Testing, evaluation, marketing and operational experience in the tactical/defense industry.

  1. anonymous said:

    Love your blog! happened upon post on facebook and read some of your posts just when needed to give me perspective. Thanks 🙂

  2. h2ofeo2 said:

    Bookmarking you now….! (Why am I just finding your blog…weird!)

  3. Greg Schempp said:

    Hello Tom. I like your articles. Do you have a monthly email letter you send out? add me to your list. Thanks.

  4. Hi Tom,
    I just read your article: “Why you shouldn’t support your local…” It was surely refreshing to see your spot-on analysis of the state of the IBD’s and your proactive call for action. The best write up as far as I am concerned thus far. Congrats!

    Hans Bergman

  5. Luis Garcia said:

    I stumbled upon your blog, wow! Great work and info. My wife and I started cycling this year. We will be reading your books.

    Thank you again,

    Luis Garcia

  6. Laura Hansen said:

    Hi Tom,
    I just saw your interview with Lt. Col. Russell Szczepanik and thought it was great.
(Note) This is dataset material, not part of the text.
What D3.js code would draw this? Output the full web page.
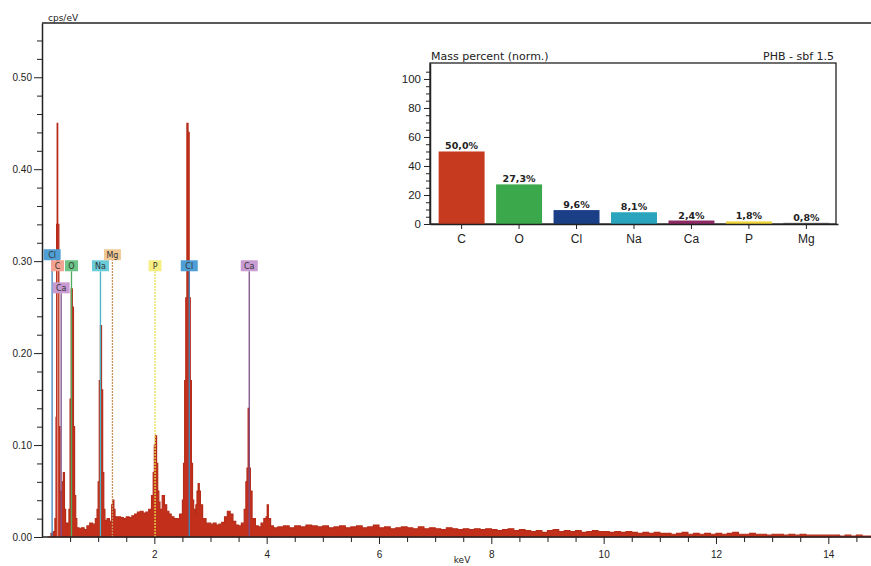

My father is also an SR-71 alum and (small world) was the pilot that flew with Mr. Szczepanik. Thank you for sharing stories about that incredible aircraft. I could listen to my Dad tell stories about piloting the SR, U2, etc. for hours :). It was such an interesting time!

    If you having any other pieces upcoming on the SR-71, etc. and need subject matter experts, please let me know! My Dad is always up for sharing his piloting experience.

    Laura Hansen (Young)
    Daughter of Col. Richard A. Young (Capt. when flying the SR-71)

  7. Dave said:

    Hi Tom.
    I read your article about the chinese spy balloon. I have a theory you may or may not have thought about. More sinister than I read theories of dropping forest fire starting Incendiaries, weather altering or even an EMP attack dry-run. After hearing that a balloon could not gather more info than a sattellite and that it was flying over missle silos, my 2nd thought was it was trying to send signals to trip the launch of these missles. The reason- China could say the US started a nuclear attack and it could retalliate with their “can’t shoot down HGVs. Far-fetched? Russia and China, ever since they have demonstrated these HGVs have appeared to be daring and goading the US to start something.

    BTW the Canadian Defence Minister Anita Anand spoke about the Yukon object shot down days ago, and next to her (I think it was) Chief of the Defence Staff Gen. Wayne Eyre, added (I heard him say on TV) that this object was apparently jamming the tracking attempts of the jets that shot it down.

    • Interesting idea. I got to visit a decommissioned ICBM site in Southern Arizona several years ago and learn, first hand, about ICBM launch procedures. Then I got to launch an ICBM with the system in training/demonstration mode. The system failed to launch. Also, an interesting thing about the launch system was how antiquated it was. The potential for “hacking” it was nearly nonexistent simply because it was so darn old.